For looked after children, every unexplained absence must be treated as a potential safeguarding concern and reported to the child's social worker and the VSH immediately. A looked after child who is absent without explanation overnight should be reported as missing to the police. Schools should not wait until patterns emerge — the risk to LAC is too high, and missing episodes are often the earliest visible indicator of exploitation.

The school's role in identifying exploitation risk in LAC

KCSIE 2025 requires schools to be alert to signs that a looked after child may be at risk of exploitation. Specific indicators to watch for:

  • Unexplained gifts, money, or new possessions — phones, clothing, trainers
  • New peers who are older, unknown to the school, or who wait outside school
  • Frequent late arrivals or early departures — particularly if unexplained
  • Increasing periods of missing from school or from placement
  • Changes in behaviour, mood, or appearance — particularly sexualised language or behaviour in younger children
  • Disclosures about being asked to carry things, deliver items, or travel to unfamiliar areas
  • Signs of physical harm — injuries, exhaustion, intoxication — that appear after periods of absence

Any such indicators should be reported immediately to the DSL and the child's social worker. They should also be recorded in the PEP so that the full professional network has visibility.

Previously Looked After Children (PLAC)

The designated teacher's responsibilities extend beyond currently looked after children to include previously looked after children (PLAC) — those who have left care through adoption, a special guardianship order (SGO), or a child arrangements order.

The Children and Social Work Act 2017 extended the designated teacher role to include PLAC, and this is reinforced in KCSIE 2025.[5] The rationale is straightforward: the experiences that led to a child being looked after do not disappear when the care order ends. Previously looked after children continue to face elevated risks of poor educational outcomes, mental health difficulties, and exploitation.

Key differences from LAC

  • No VSH involvement: The VSH has no formal role for PLAC. The designated teacher works directly with the adoptive parents or special guardians.
  • No PEP requirement: PLAC do not have statutory PEPs. However, good practice is to ensure their needs are assessed and supported through the school's own systems.
  • Pupil Premium (not PP+): PLAC attract the standard Pupil Premium at the rate of £2,570 per pupil per year (the same rate as PP+ — this was equalised from 2014). Unlike PP+ for LAC, this is held by the school, not the VSH.
  • Information sharing: Adoptive parents and special guardians may not disclose the child's care history to the school. The designated teacher should be sensitive to this and work within what the family chooses to share, while making clear that support is available.

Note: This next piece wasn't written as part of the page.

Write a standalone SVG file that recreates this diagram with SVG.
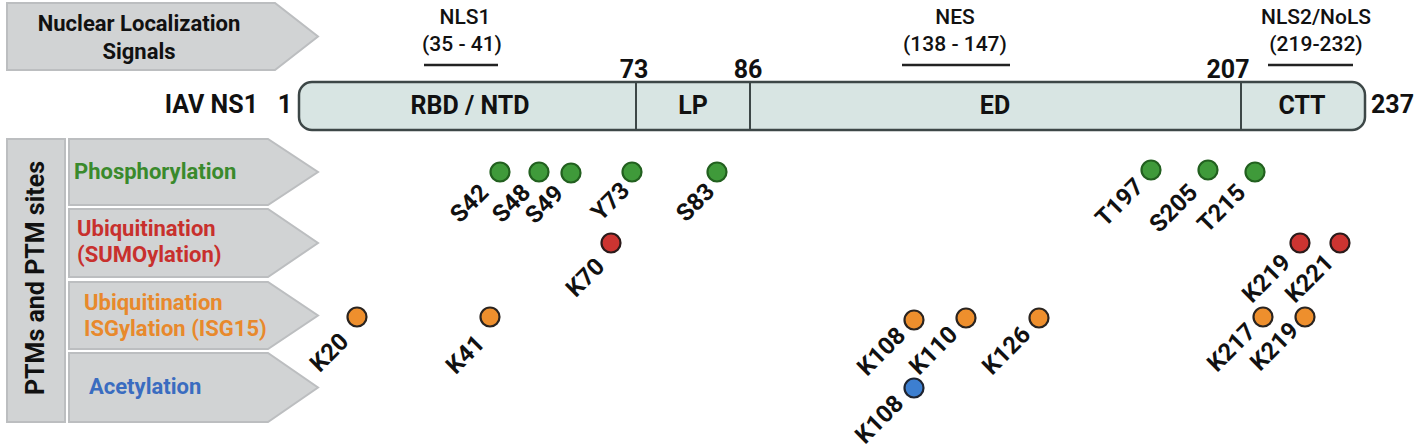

Corporate Parenting Principles

The Children and Social Work Act 2017 introduced the corporate parenting principles — a set of statutory expectations for local authorities (and, where relevant, other public bodies including schools) about how they should act towards looked after children. The principles ask that professionals ask themselves: would a good parent do this?

The seven corporate parenting principles require those with responsibility for looked after children to:

  1. Act in the best interests of the child, and promote their physical and mental health and wellbeing
  2. Encourage the child to express their views, wishes and feelings
  3. Take into account the child's views, wishes and feelings
  4. Help the child gain access to, and make best use of, services provided by the local authority and relevant partners
  5. Promote high aspirations, and seek to secure the best outcomes for them
  6. Make sure they are safe and for stability in their home lives, relationships, and education
  7. Prepare them for adulthood and independent living

For schools, the corporate parenting lens is a useful frame for decision-making. When a looked after child is excluded, misses a trip, or fails to attend a parents' evening, the question to ask is: what would a good parent do in this situation?

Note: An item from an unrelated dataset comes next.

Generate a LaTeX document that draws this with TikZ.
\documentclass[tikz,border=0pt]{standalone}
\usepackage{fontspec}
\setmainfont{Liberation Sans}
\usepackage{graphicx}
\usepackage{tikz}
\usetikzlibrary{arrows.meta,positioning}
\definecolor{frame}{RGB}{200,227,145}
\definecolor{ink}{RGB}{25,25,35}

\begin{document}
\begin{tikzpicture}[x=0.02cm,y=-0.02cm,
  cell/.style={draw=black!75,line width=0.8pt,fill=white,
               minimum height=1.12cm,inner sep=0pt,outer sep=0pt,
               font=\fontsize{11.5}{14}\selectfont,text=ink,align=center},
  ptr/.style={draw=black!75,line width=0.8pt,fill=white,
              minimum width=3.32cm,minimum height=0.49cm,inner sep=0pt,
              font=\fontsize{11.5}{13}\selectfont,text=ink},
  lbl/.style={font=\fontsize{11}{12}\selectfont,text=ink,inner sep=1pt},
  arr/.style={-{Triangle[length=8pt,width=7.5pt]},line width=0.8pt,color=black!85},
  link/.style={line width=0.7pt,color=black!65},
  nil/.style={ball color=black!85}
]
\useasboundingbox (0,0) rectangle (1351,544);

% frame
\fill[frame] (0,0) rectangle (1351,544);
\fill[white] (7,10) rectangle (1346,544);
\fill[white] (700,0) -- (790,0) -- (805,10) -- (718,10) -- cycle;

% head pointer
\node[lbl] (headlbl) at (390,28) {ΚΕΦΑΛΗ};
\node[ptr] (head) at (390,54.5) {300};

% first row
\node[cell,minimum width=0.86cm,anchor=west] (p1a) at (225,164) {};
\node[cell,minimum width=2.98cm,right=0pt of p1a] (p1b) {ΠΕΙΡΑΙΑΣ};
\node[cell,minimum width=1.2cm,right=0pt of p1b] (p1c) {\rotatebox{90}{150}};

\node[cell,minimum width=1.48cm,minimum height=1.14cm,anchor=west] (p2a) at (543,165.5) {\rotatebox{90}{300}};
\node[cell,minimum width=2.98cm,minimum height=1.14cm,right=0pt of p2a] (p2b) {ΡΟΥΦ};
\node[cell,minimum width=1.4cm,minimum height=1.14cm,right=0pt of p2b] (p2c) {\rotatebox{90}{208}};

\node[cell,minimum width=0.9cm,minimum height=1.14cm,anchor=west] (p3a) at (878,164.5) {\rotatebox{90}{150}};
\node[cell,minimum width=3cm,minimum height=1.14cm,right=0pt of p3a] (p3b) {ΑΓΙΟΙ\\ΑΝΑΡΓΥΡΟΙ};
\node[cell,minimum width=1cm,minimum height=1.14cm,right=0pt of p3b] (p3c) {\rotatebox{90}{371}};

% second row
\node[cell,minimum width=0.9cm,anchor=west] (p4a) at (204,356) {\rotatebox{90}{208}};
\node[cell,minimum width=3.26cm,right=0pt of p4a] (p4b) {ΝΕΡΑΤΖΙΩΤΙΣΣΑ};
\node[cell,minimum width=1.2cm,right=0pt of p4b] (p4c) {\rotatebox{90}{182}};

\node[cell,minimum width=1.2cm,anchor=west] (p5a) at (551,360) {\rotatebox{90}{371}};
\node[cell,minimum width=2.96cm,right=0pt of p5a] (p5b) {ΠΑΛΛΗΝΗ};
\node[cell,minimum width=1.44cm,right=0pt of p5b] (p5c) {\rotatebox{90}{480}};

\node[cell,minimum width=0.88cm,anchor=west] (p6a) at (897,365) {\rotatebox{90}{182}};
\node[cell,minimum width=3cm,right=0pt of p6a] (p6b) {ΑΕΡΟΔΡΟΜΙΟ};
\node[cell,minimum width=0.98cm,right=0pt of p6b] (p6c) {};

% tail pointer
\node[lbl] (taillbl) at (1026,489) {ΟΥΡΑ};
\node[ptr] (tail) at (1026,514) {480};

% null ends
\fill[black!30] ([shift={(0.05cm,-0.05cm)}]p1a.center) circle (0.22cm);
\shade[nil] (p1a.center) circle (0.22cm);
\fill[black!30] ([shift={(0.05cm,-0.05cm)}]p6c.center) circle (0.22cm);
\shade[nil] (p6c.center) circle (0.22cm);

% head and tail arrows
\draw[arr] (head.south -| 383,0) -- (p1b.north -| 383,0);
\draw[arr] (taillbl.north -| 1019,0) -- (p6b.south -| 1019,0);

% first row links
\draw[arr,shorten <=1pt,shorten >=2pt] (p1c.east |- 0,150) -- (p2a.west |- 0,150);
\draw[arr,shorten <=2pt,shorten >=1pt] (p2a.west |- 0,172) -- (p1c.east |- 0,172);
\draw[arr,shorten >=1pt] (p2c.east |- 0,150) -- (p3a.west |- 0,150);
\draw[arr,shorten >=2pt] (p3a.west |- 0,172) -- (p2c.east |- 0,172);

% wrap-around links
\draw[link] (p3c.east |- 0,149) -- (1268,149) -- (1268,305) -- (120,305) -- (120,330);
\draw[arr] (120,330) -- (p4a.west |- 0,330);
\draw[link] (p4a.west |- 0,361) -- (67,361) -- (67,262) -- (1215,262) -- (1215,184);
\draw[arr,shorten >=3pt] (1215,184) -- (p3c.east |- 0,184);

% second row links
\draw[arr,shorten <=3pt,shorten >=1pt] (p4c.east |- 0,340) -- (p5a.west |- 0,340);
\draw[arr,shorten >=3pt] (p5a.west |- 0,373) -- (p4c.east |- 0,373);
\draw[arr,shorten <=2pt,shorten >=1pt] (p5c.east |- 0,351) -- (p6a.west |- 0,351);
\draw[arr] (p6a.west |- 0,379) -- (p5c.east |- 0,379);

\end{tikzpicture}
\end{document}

Exclusion of Looked After Children

KCSIE 2025 and the DfE exclusion guidance place specific requirements on schools regarding the exclusion of looked after children:

  • Before excluding a looked after child, the headteacher must contact the child's social worker and the VSH, and consider whether the exclusion is appropriate given the child's circumstances
  • The VSH must be notified of any fixed-term or permanent exclusion of a looked after child
  • When considering whether to exclude, schools must take into account the impact of placement disruption — exclusion from school can trigger placement breakdown, which in turn escalates exploitation risk
  • Alternative provision for LAC who are excluded must be arranged from day one — the standard 5-day delay does not apply

The Children's Commissioner and NASEN have both highlighted the disproportionate exclusion of looked after children, particularly those with SEND. Exclusion of a LAC should always be treated as a significant event requiring review.

KCSIE 2025: What Schools Are Required to Do

Keeping Children Safe in Education 2025 sets out the following specific requirements in relation to looked after children:[6]

  • Schools must appoint a designated teacher who is responsible for promoting the educational achievement of looked after and previously looked after children
  • The designated teacher must be appropriately trained — the DfE guidance sets out what this training should cover
  • The designated teacher must work with the VSH to ensure LAC have access to support that meets their needs
  • The school must ensure that information about a child being looked after is kept confidential — only those who need to know should be informed, and the child's consent should be sought where appropriate
  • Governing bodies and proprietors must ensure the designated teacher role is fulfilled — it is a governance responsibility, not just an operational one
  • The school's safeguarding arrangements must specifically address the particular vulnerabilities of looked after children, including their disproportionate risk of criminal and sexual exploitation

Frequently Asked Questions

What is the designated teacher for looked after children?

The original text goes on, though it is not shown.